======== PROVIDED MATERIAL ========

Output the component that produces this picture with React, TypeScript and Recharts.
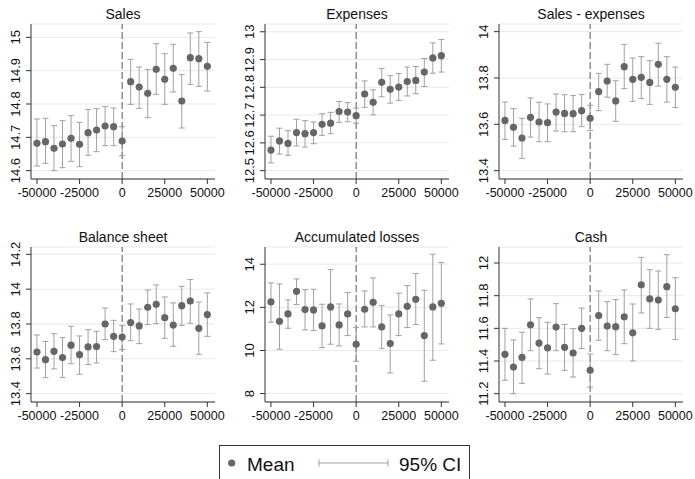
import { CartesianGrid, ErrorBar, ReferenceLine, Scatter, ScatterChart, XAxis, YAxis } from 'recharts'

const FONT = '"Liberation Sans", Arial, Helvetica, sans-serif'
const INK = '#111'
const DOT = '#666'
const CI = '#a0a0a0'

// bins of the running variable, 5000 wide
const BINS = [
  -50000, -45000, -40000, -35000, -30000, -25000, -20000, -15000, -10000, -5000, 0,
  5000, 10000, 15000, 20000, 25000, 30000, 35000, 40000, 45000, 50000,
]
const X_TICKS = [-50000, -25000, 0, 25000, 50000]

const SALES_MEAN = [14.682, 14.687, 14.667, 14.68, 14.697, 14.679, 14.714, 14.722, 14.734, 14.732, 14.689, 14.867, 14.851, 14.832, 14.904, 14.874, 14.907, 14.809, 14.939, 14.936, 14.913]
const SALES_LO = [14.614, 14.622, 14.6, 14.609, 14.628, 14.612, 14.646, 14.657, 14.675, 14.675, 14.645, 14.799, 14.787, 14.759, 14.829, 14.799, 14.836, 14.728, 14.859, 14.853, 14.839]
const SALES_HI = [14.755, 14.757, 14.735, 14.75, 14.765, 14.745, 14.784, 14.786, 14.792, 14.788, 14.732, 14.934, 14.911, 14.904, 14.981, 14.951, 14.979, 14.888, 15.013, 15.017, 14.985]

const EXP_MEAN = [12.574, 12.607, 12.598, 12.637, 12.633, 12.637, 12.667, 12.671, 12.713, 12.711, 12.698, 12.776, 12.746, 12.818, 12.793, 12.801, 12.821, 12.825, 12.855, 12.906, 12.914]
const EXP_LO = [12.528, 12.56, 12.555, 12.589, 12.585, 12.597, 12.627, 12.633, 12.674, 12.676, 12.671, 12.728, 12.701, 12.766, 12.743, 12.753, 12.769, 12.777, 12.803, 12.851, 12.855]
const EXP_HI = [12.624, 12.653, 12.644, 12.685, 12.68, 12.675, 12.705, 12.71, 12.749, 12.745, 12.725, 12.823, 12.791, 12.868, 12.842, 12.85, 12.873, 12.875, 12.904, 12.96, 12.972]

const NET_MEAN = [13.617, 13.587, 13.541, 13.63, 13.61, 13.607, 13.653, 13.647, 13.646, 13.659, 13.626, 13.741, 13.787, 13.701, 13.849, 13.794, 13.803, 13.781, 13.859, 13.794, 13.76]
const NET_LO = [13.535, 13.506, 13.453, 13.545, 13.525, 13.525, 13.571, 13.568, 13.568, 13.59, 13.573, 13.659, 13.717, 13.613, 13.754, 13.699, 13.711, 13.686, 13.765, 13.696, 13.673]
const NET_HI = [13.696, 13.668, 13.626, 13.714, 13.695, 13.688, 13.731, 13.728, 13.724, 13.729, 13.682, 13.82, 13.859, 13.788, 13.945, 13.886, 13.892, 13.875, 13.95, 13.892, 13.847]

const BAL_MEAN = [13.639, 13.595, 13.643, 13.607, 13.678, 13.624, 13.668, 13.67, 13.8, 13.729, 13.725, 13.808, 13.789, 13.896, 13.913, 13.836, 13.794, 13.905, 13.932, 13.775, 13.854]
const BAL_LO = [13.547, 13.492, 13.542, 13.492, 13.572, 13.511, 13.567, 13.576, 13.71, 13.641, 13.653, 13.704, 13.687, 13.796, 13.802, 13.718, 13.672, 13.792, 13.804, 13.626, 13.729]
const BAL_HI = [13.737, 13.7, 13.744, 13.722, 13.787, 13.731, 13.767, 13.758, 13.892, 13.821, 13.792, 13.915, 13.886, 13.995, 14.024, 13.955, 13.921, 14.016, 14.055, 13.926, 13.978]

const LOSS_MEAN = [12.253, 11.356, 11.696, 12.748, 11.897, 11.882, 11.139, 12.021, 11.186, 11.696, 10.289, 11.912, 12.237, 11.093, 10.32, 11.696, 12.052, 12.376, 10.691, 12.021, 12.191]
const LOSS_LO = [11.309, 10.057, 11.031, 12.129, 10.954, 10.923, 10.134, 10.289, 10.212, 10.691, 9.5, 11.093, 11.093, 10.103, 8.959, 10.691, 11.062, 11.201, 8.573, 9.547, 10.304]
const LOSS_HI = [13.134, 13.088, 12.345, 13.32, 12.825, 12.84, 12.144, 13.753, 12.16, 12.686, 11.062, 12.763, 13.366, 12.083, 11.65, 12.655, 13.01, 13.567, 12.794, 14.464, 14.077]

const CASH_MEAN = [11.441, 11.363, 11.422, 11.622, 11.51, 11.48, 11.608, 11.484, 11.449, 11.6, 11.343, 11.678, 11.614, 11.61, 11.671, 11.573, 11.867, 11.78, 11.773, 11.855, 11.72]
const CASH_LO = [11.282, 11.2, 11.263, 11.463, 11.353, 11.32, 11.463, 11.343, 11.302, 11.476, 11.239, 11.527, 11.463, 11.439, 11.506, 11.4, 11.694, 11.6, 11.594, 11.667, 11.531]
const CASH_HI = [11.6, 11.529, 11.576, 11.78, 11.665, 11.637, 11.751, 11.624, 11.598, 11.724, 11.443, 11.829, 11.763, 11.776, 11.835, 11.749, 12.035, 11.959, 11.951, 12.051, 11.91]

const TITLES = ['Sales', 'Expenses', 'Sales - expenses', 'Balance sheet', 'Accumulated losses', 'Cash']
const Y_TICKS = [
  [14.6, 14.7, 14.8, 14.9, 15],
  [12.5, 12.6, 12.7, 12.8, 12.9, 13],
  [13.4, 13.6, 13.8, 14],
  [13.4, 13.6, 13.8, 14, 14.2],
  [8, 10, 12, 14],
  [11.2, 11.4, 11.6, 11.8, 12],
]
const Y_DOMAINS: [number, number][] = [
  [14.575, 15.04],
  [12.47, 13.028],
  [13.364, 14.033],
  [13.352, 14.242],
  [7.61, 14.8],
  [11.149, 12.098],
]
const SERIES = [
  [SALES_MEAN, SALES_LO, SALES_HI],
  [EXP_MEAN, EXP_LO, EXP_HI],
  [NET_MEAN, NET_LO, NET_HI],
  [BAL_MEAN, BAL_LO, BAL_HI],
  [LOSS_MEAN, LOSS_LO, LOSS_HI],
  [CASH_MEAN, CASH_LO, CASH_HI],
]

// panel placement on the page (top-left corner of each chart box)
const COL_LEFT = [0, 234, 468]
const ROW_TOP = [0, 222.7]
const AXIS_W = 31
const TITLE_H = 24
const PLOT_W = 184
const RIGHT_PAD = 24
const CHART_W = AXIS_W + PLOT_W + RIGHT_PAD
const CHART_H = 209

type Row = { x: number; y: number; err: [number, number] }

function rowsFor(mean: number[], lo: number[], hi: number[]): Row[] {
  return BINS.map((x, i) => ({ x, y: mean[i], err: [mean[i] - lo[i], hi[i] - mean[i]] }))
}

// rotated y labels, read bottom to top
function YTick(props: { x?: number; y?: number; payload?: { value: number } }) {
  const { x = 0, y = 0, payload } = props
  if (!payload) return null
  const bx = x - 4
  return (
    <text
      x={bx}
      y={y}
      transform={`rotate(-90 ${bx} ${y})`}
      textAnchor="middle"
      fontSize={13}
      fontFamily={FONT}
      fill={INK}
    >
      {payload.value}
    </text>
  )
}

function Dot(props: { cx?: number; cy?: number }) {
  return <circle cx={props.cx} cy={props.cy} r={3.6} fill={DOT} />
}

function Panel({ idx }: { idx: number }) {
  const [mean, lo, hi] = SERIES[idx]
  const rows = rowsFor(mean, lo, hi)
  const left = COL_LEFT[idx % 3]
  const top = ROW_TOP[Math.floor(idx / 3)]
  return (
    <div style={{ position: 'absolute', left, top, width: CHART_W, height: CHART_H }}>
      <div
        style={{
          position: 'absolute',
          left: AXIS_W,
          width: PLOT_W,
          top: 5,
          textAlign: 'center',
          fontFamily: FONT,
          fontSize: 14,
          lineHeight: '18px',
          color: INK,
        }}
      >
        {TITLES[idx]}
      </div>
      <ScatterChart width={CHART_W} height={CHART_H} margin={{ top: TITLE_H, right: RIGHT_PAD, bottom: 0, left: 0 }}>
        <CartesianGrid vertical={false} stroke="#e9e9e9" />
        <XAxis
          type="number"
          dataKey="x"
          domain={[-53500, 54500]}
          allowDataOverflow
          ticks={X_TICKS}
          interval={0}
          height={30}
          tickSize={5}
          tickMargin={4}
          stroke="#333"
          tick={{ fontSize: 12.5, fontFamily: FONT, fill: INK }}
          tickFormatter={(v: number) => String(v)}
        />
        <YAxis
          type="number"
          dataKey="y"
          domain={Y_DOMAINS[idx]}
          allowDataOverflow
          ticks={Y_TICKS[idx]}
          interval={0}
          width={AXIS_W}
          tickSize={5}
          tickMargin={2}
          stroke="#333"
          tick={<YTick />}
        />
        <ReferenceLine x={0} stroke="#555" strokeDasharray="7 3" />
        <Scatter data={rows} shape={<Dot />} isAnimationActive={false}>
          <ErrorBar dataKey="err" direction="y" width={3} stroke={CI} strokeWidth={1} isAnimationActive={false} />
        </Scatter>
      </ScatterChart>
    </div>
  )
}

function Legend() {
  return (
    <svg width={252} height={36} style={{ position: 'absolute', left: 219, top: 445 }}>
      <rect x={0.5} y={0.5} width={250} height={45} fill="#fff" stroke="#333" />
      <circle cx={12.7} cy={18} r={3.6} fill={DOT} />
      <text x={28} y={26} fontSize={19} fontFamily={FONT} fill={INK}>Mean</text>
      <g stroke={CI} strokeWidth={1}>
        <line x1={100} y1={18} x2={169} y2={18} />
        <line x1={100} y1={14.5} x2={100} y2={21.5} />
        <line x1={169} y1={14.5} x2={169} y2={21.5} />
      </g>
      <text x={180} y={26} fontSize={19} fontFamily={FONT} fill={INK}>95% CI</text>
    </svg>
  )
}

export default function App() {
  return (
    <div
      style={{
        position: 'absolute',
        left: 0,
        top: 0,
        width: 695,
        height: 479,
        background: '#fff',
        overflow: 'hidden',
      }}
    >
      {TITLES.map((_, i) => (
        <Panel key={i} idx={i} />
      ))}
      <Legend />
    </div>
  )
}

========

* [TASK INSTRUCTIONS]
Up to and including the line with "15.013, 15.017, 14.985]", copy the data above from its first line. Skip pictures.

* [ANSWER TO THE TASK]
Output the component that produces this picture with React, TypeScript and Recharts.
import { CartesianGrid, ErrorBar, ReferenceLine, Scatter, ScatterChart, XAxis, YAxis } from 'recharts'

const FONT = '"Liberation Sans", Arial, Helvetica, sans-serif'
const INK = '#111'
const DOT = '#666'
const CI = '#a0a0a0'

// bins of the running variable, 5000 wide
const BINS = [
  -50000, -45000, -40000, -35000, -30000, -25000, -20000, -15000, -10000, -5000, 0,
  5000, 10000, 15000, 20000, 25000, 30000, 35000, 40000, 45000, 50000,
]
const X_TICKS = [-50000, -25000, 0, 25000, 50000]

const SALES_MEAN = [14.682, 14.687, 14.667, 14.68, 14.697, 14.679, 14.714, 14.722, 14.734, 14.732, 14.689, 14.867, 14.851, 14.832, 14.904, 14.874, 14.907, 14.809, 14.939, 14.936, 14.913]
const SALES_LO = [14.614, 14.622, 14.6, 14.609, 14.628, 14.612, 14.646, 14.657, 14.675, 14.675, 14.645, 14.799, 14.787, 14.759, 14.829, 14.799, 14.836, 14.728, 14.859, 14.853, 14.839]
const SALES_HI = [14.755, 14.757, 14.735, 14.75, 14.765, 14.745, 14.784, 14.786, 14.792, 14.788, 14.732, 14.934, 14.911, 14.904, 14.981, 14.951, 14.979, 14.888, 15.013, 15.017, 14.985]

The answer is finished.